[Code that draws figures]
▼▼▼
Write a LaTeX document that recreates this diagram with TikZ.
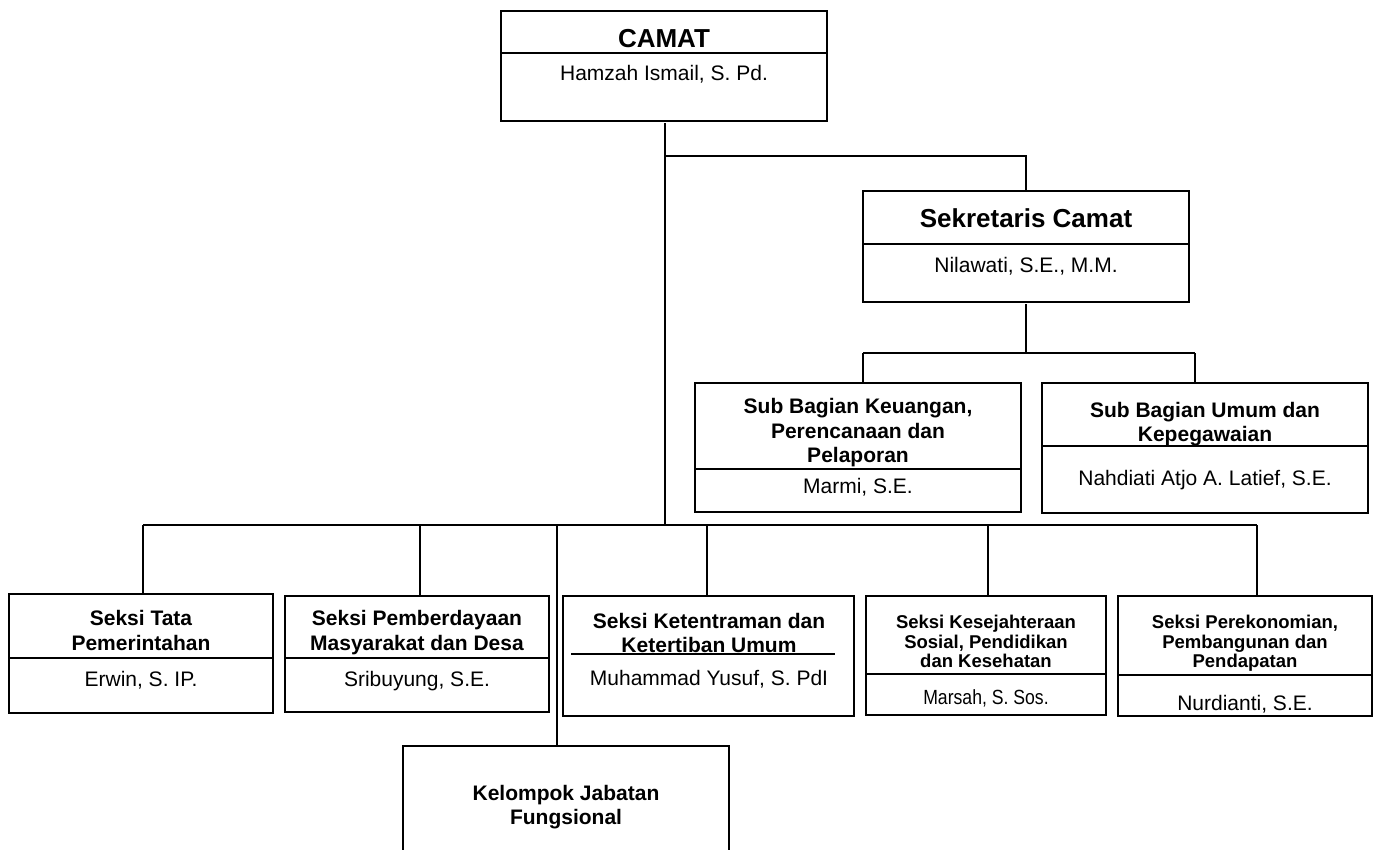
\documentclass[tikz,border=0pt]{standalone}
\usepackage{fontspec}
\setmainfont{Liberation Sans}
\newfontfamily\narrowsans[FakeStretch=0.86]{Liberation Sans}
\newcommand\orgtxt[5]{\node[#4, anchor=base] (#1) at (#2,#3) {#5};}
\begin{document}
\begin{tikzpicture}[x=1pt,y=-1pt,
  orgbox/.style={draw=black, line width=2pt, rectangle, inner sep=0pt, outer sep=0pt, fill=none},
  conn/.style={draw=black, line width=1.6pt},
  divline/.style={draw=black, line width=1.6pt},
  bigtitle/.style={font=\bfseries\fontsize{26}{30}\selectfont, inner sep=0pt},
  ttl/.style={font=\bfseries\fontsize{21}{25}\selectfont, inner sep=0pt},
  smttl/.style={font=\bfseries\fontsize{18.5}{22}\selectfont, inner sep=0pt},
  pname/.style={font=\fontsize{21}{25}\selectfont, inner sep=0pt},
  smname/.style={font=\narrowsans\fontsize{20.5}{24}\selectfont, inner sep=0pt}]
\clip (0,0) rectangle (1378,849);
\fill[white] (0,0) rectangle (1378,849);

% boxes
\node[orgbox, minimum width=326pt, minimum height=110pt] (camat) at (664,66) {};
\node[orgbox, minimum width=326pt, minimum height=111pt] (sek) at (1026,246.5) {};
\node[orgbox, minimum width=326pt, minimum height=129pt] (keu) at (858,447.5) {};
\node[orgbox, minimum width=326pt, minimum height=130pt] (umum) at (1205,448) {};
\node[orgbox, minimum width=264pt, minimum height=119pt] (tata) at (141,653.5) {};
\node[orgbox, minimum width=264pt, minimum height=116pt] (pemb) at (417,654) {};
\node[orgbox, minimum width=291pt, minimum height=120pt] (tent) at (708.5,656) {};
\node[orgbox, minimum width=240pt, minimum height=119pt] (kes) at (986,655.5) {};
\node[orgbox, minimum width=254pt, minimum height=120pt] (eko) at (1245,656) {};
\node[orgbox, minimum width=326pt, minimum height=134pt] (kel) at (566,813) {};

% dividers
\draw[divline] (camat.west |- 0,53) -- (camat.east |- 0,53);
\draw[divline] (sek.west |- 0,244) -- (sek.east |- 0,244);
\draw[divline] (keu.west |- 0,469) -- (keu.east |- 0,469);
\draw[divline] (umum.west |- 0,446) -- (umum.east |- 0,446);
\draw[divline] (tata.west |- 0,658) -- (tata.east |- 0,658);
\draw[divline] (pemb.west |- 0,658) -- (pemb.east |- 0,658);
\draw[divline] (571,654) -- (835,654);
\draw[divline] (kes.west |- 0,674) -- (kes.east |- 0,674);
\draw[divline] (eko.west |- 0,675) -- (eko.east |- 0,675);

% texts
\orgtxt{t1}{664}{47}{bigtitle}{CAMAT}
\orgtxt{n1}{664}{80}{pname}{Hamzah Ismail, S. Pd.}
\orgtxt{t2}{1026}{227}{bigtitle}{Sekretaris Camat}
\orgtxt{n2}{1026}{272}{pname}{Nilawati, S.E., M.M.}
\orgtxt{t3a}{858}{413}{ttl}{Sub Bagian Keuangan,}
\orgtxt{t3b}{858}{438}{ttl}{Perencanaan dan}
\orgtxt{t3c}{858}{462}{ttl}{Pelaporan}
\orgtxt{n3}{858}{493}{pname}{Marmi, S.E.}
\orgtxt{t4a}{1205}{417}{ttl}{Sub Bagian Umum dan}
\orgtxt{t4b}{1205}{441}{ttl}{Kepegawaian}
\orgtxt{n4}{1205}{485}{pname}{Nahdiati Atjo A. Latief, S.E.}
\orgtxt{t5a}{141}{625}{ttl}{Seksi Tata}
\orgtxt{t5b}{141}{650}{ttl}{Pemerintahan}
\orgtxt{n5}{141}{686}{pname}{Erwin, S. IP.}
\orgtxt{t6a}{417}{625}{ttl}{Seksi Pemberdayaan}
\orgtxt{t6b}{417}{650}{ttl}{Masyarakat dan Desa}
\orgtxt{n6}{417}{686}{pname}{Sribuyung, S.E.}
\orgtxt{t7a}{709}{628}{ttl}{Seksi Ketentraman dan}
\orgtxt{t7b}{709}{652}{ttl}{Ketertiban Umum}
\orgtxt{n7}{709}{685}{pname}{Muhammad Yusuf, S. PdI}
\orgtxt{t8a}{986}{628}{smttl}{Seksi Kesejahteraan}
\orgtxt{t8b}{986}{648}{smttl}{Sosial, Pendidikan}
\orgtxt{t8c}{986}{667}{smttl}{dan Kesehatan}
\orgtxt{n8}{986}{704}{smname}{Marsah, S. Sos.}
\orgtxt{t9a}{1245}{628}{smttl}{Seksi Perekonomian,}
\orgtxt{t9b}{1245}{648}{smttl}{Pembangunan dan}
\orgtxt{t9c}{1245}{667}{smttl}{Pendapatan}
\orgtxt{n9}{1245}{710}{pname}{Nurdianti, S.E.}
\orgtxt{t10a}{566}{800}{ttl}{Kelompok Jabatan}
\orgtxt{t10b}{566}{824}{ttl}{Fungsional}

% connector coordinates
\coordinate (jS) at (665,156);
\coordinate (subJ) at (1026,353);
\coordinate (subL) at (863,353);
\coordinate (subR) at (1195,353);
\coordinate (barL) at (143,525);
\coordinate (barR) at (1257,525);
\coordinate (dTata) at (143,525);
\coordinate (dPemb) at (420,525);
\coordinate (dKel) at (557,525);
\coordinate (dTent) at (707,525);
\coordinate (dKes) at (988,525);
\coordinate (dEko) at (1257,525);
\coordinate (trunkEnd) at (665,525);
\coordinate (trunkTop) at (665,123);

% connectors
\draw[conn] (trunkTop) -- (trunkEnd);
\draw[conn] (jS) -| (sek.north);
\draw[conn] ([yshift=-2pt]sek.south) -- (subJ);
\draw[conn] (subL) -- (subR);
\draw[conn] (subL) -- (subL |- keu.north);
\draw[conn] (subR) -- (subR |- umum.north);
\draw[conn] (barL) -- (barR);
\draw[conn] (dTata) -- (dTata |- tata.north);
\draw[conn] (dPemb) -- (dPemb |- pemb.north);
\draw[conn] (dKel) -- (dKel |- kel.north);
\draw[conn] (dTent) -- (dTent |- tent.north);
\draw[conn] (dKes) -- (dKes |- kes.north);
\draw[conn] (dEko) -- (dEko |- eko.north);
\end{tikzpicture}
\end{document}
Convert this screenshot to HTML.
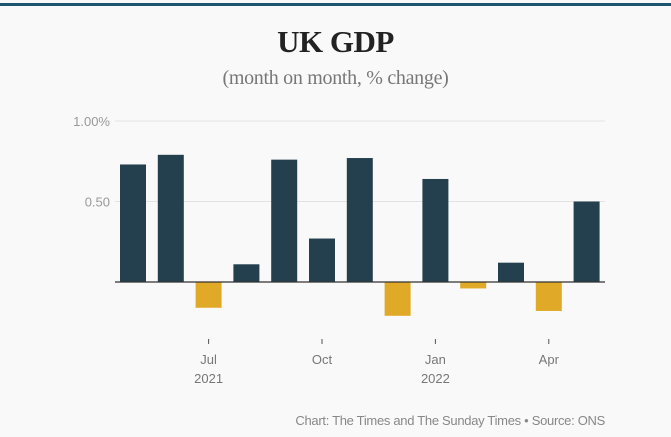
▲▲▲
OBJECTIVE: Give every line back word for word and leave the pictures out.

RESULT FOR THIS EXERCISE:
Write a LaTeX document that recreates this diagram with TikZ.
\documentclass[tikz,border=0pt]{standalone}
\usepackage{fontspec}
\setmainfont{Liberation Sans}
\newfontfamily\narrowsans[FakeStretch=0.86]{Liberation Sans}
\newcommand\orgtxt[5]{\node[#4, anchor=base] (#1) at (#2,#3) {#5};}
\begin{document}
\begin{tikzpicture}[x=1pt,y=-1pt,
  orgbox/.style={draw=black, line width=2pt, rectangle, inner sep=0pt, outer sep=0pt, fill=none},
  conn/.style={draw=black, line width=1.6pt},
  divline/.style={draw=black, line width=1.6pt},
  bigtitle/.style={font=\bfseries\fontsize{26}{30}\selectfont, inner sep=0pt},
  ttl/.style={font=\bfseries\fontsize{21}{25}\selectfont, inner sep=0pt},
  smttl/.style={font=\bfseries\fontsize{18.5}{22}\selectfont, inner sep=0pt},
  pname/.style={font=\fontsize{21}{25}\selectfont, inner sep=0pt},
  smname/.style={font=\narrowsans\fontsize{20.5}{24}\selectfont, inner sep=0pt}]
\clip (0,0) rectangle (1378,849);
\fill[white] (0,0) rectangle (1378,849);

% boxes
\node[orgbox, minimum width=326pt, minimum height=110pt] (camat) at (664,66) {};
\node[orgbox, minimum width=326pt, minimum height=111pt] (sek) at (1026,246.5) {};
\node[orgbox, minimum width=326pt, minimum height=129pt] (keu) at (858,447.5) {};
\node[orgbox, minimum width=326pt, minimum height=130pt] (umum) at (1205,448) {};
\node[orgbox, minimum width=264pt, minimum height=119pt] (tata) at (141,653.5) {};
\node[orgbox, minimum width=264pt, minimum height=116pt] (pemb) at (417,654) {};
\node[orgbox, minimum width=291pt, minimum height=120pt] (tent) at (708.5,656) {};
\node[orgbox, minimum width=240pt, minimum height=119pt] (kes) at (986,655.5) {};
\node[orgbox, minimum width=254pt, minimum height=120pt] (eko) at (1245,656) {};
\node[orgbox, minimum width=326pt, minimum height=134pt] (kel) at (566,813) {};

% dividers
\draw[divline] (camat.west |- 0,53) -- (camat.east |- 0,53);
\draw[divline] (sek.west |- 0,244) -- (sek.east |- 0,244);
\draw[divline] (keu.west |- 0,469) -- (keu.east |- 0,469);
\draw[divline] (umum.west |- 0,446) -- (umum.east |- 0,446);
\draw[divline] (tata.west |- 0,658) -- (tata.east |- 0,658);
\draw[divline] (pemb.west |- 0,658) -- (pemb.east |- 0,658);
\draw[divline] (571,654) -- (835,654);
\draw[divline] (kes.west |- 0,674) -- (kes.east |- 0,674);
\draw[divline] (eko.west |- 0,675) -- (eko.east |- 0,675);

% texts
\orgtxt{t1}{664}{47}{bigtitle}{CAMAT}
\orgtxt{n1}{664}{80}{pname}{Hamzah Ismail, S. Pd.}
\orgtxt{t2}{1026}{227}{bigtitle}{Sekretaris Camat}
\orgtxt{n2}{1026}{272}{pname}{Nilawati, S.E., M.M.}
\orgtxt{t3a}{858}{413}{ttl}{Sub Bagian Keuangan,}
\orgtxt{t3b}{858}{438}{ttl}{Perencanaan dan}
\orgtxt{t3c}{858}{462}{ttl}{Pelaporan}
\orgtxt{n3}{858}{493}{pname}{Marmi, S.E.}
\orgtxt{t4a}{1205}{417}{ttl}{Sub Bagian Umum dan}
\orgtxt{t4b}{1205}{441}{ttl}{Kepegawaian}
\orgtxt{n4}{1205}{485}{pname}{Nahdiati Atjo A. Latief, S.E.}
\orgtxt{t5a}{141}{625}{ttl}{Seksi Tata}
\orgtxt{t5b}{141}{650}{ttl}{Pemerintahan}
\orgtxt{n5}{141}{686}{pname}{Erwin, S. IP.}
\orgtxt{t6a}{417}{625}{ttl}{Seksi Pemberdayaan}
\orgtxt{t6b}{417}{650}{ttl}{Masyarakat dan Desa}
\orgtxt{n6}{417}{686}{pname}{Sribuyung, S.E.}
\orgtxt{t7a}{709}{628}{ttl}{Seksi Ketentraman dan}
\orgtxt{t7b}{709}{652}{ttl}{Ketertiban Umum}
\orgtxt{n7}{709}{685}{pname}{Muhammad Yusuf, S. PdI}
\orgtxt{t8a}{986}{628}{smttl}{Seksi Kesejahteraan}
\orgtxt{t8b}{986}{648}{smttl}{Sosial, Pendidikan}
\orgtxt{t8c}{986}{667}{smttl}{dan Kesehatan}
\orgtxt{n8}{986}{704}{smname}{Marsah, S. Sos.}
\orgtxt{t9a}{1245}{628}{smttl}{Seksi Perekonomian,}
\orgtxt{t9b}{1245}{648}{smttl}{Pembangunan dan}
\orgtxt{t9c}{1245}{667}{smttl}{Pendapatan}
\orgtxt{n9}{1245}{710}{pname}{Nurdianti, S.E.}
\orgtxt{t10a}{566}{800}{ttl}{Kelompok Jabatan}
\orgtxt{t10b}{566}{824}{ttl}{Fungsional}

% connector coordinates
\coordinate (jS) at (665,156);
\coordinate (subJ) at (1026,353);
\coordinate (subL) at (863,353);
\coordinate (subR) at (1195,353);
\coordinate (barL) at (143,525);
\coordinate (barR) at (1257,525);
\coordinate (dTata) at (143,525);
\coordinate (dPemb) at (420,525);
\coordinate (dKel) at (557,525);
\coordinate (dTent) at (707,525);
\coordinate (dKes) at (988,525);
\coordinate (dEko) at (1257,525);
\coordinate (trunkEnd) at (665,525);
\coordinate (trunkTop) at (665,123);

% connectors
\draw[conn] (trunkTop) -- (trunkEnd);
\draw[conn] (jS) -| (sek.north);
\draw[conn] ([yshift=-2pt]sek.south) -- (subJ);
\draw[conn] (subL) -- (subR);
\draw[conn] (subL) -- (subL |- keu.north);
\draw[conn] (subR) -- (subR |- umum.north);
\draw[conn] (barL) -- (barR);
\draw[conn] (dTata) -- (dTata |- tata.north);
\draw[conn] (dPemb) -- (dPemb |- pemb.north);
\draw[conn] (dKel) -- (dKel |- kel.north);
\draw[conn] (dTent) -- (dTent |- tent.north);
\draw[conn] (dKes) -- (dKes |- kes.north);
\draw[conn] (dEko) -- (dEko |- eko.north);
\end{tikzpicture}
\end{document}
Convert this screenshot to HTML.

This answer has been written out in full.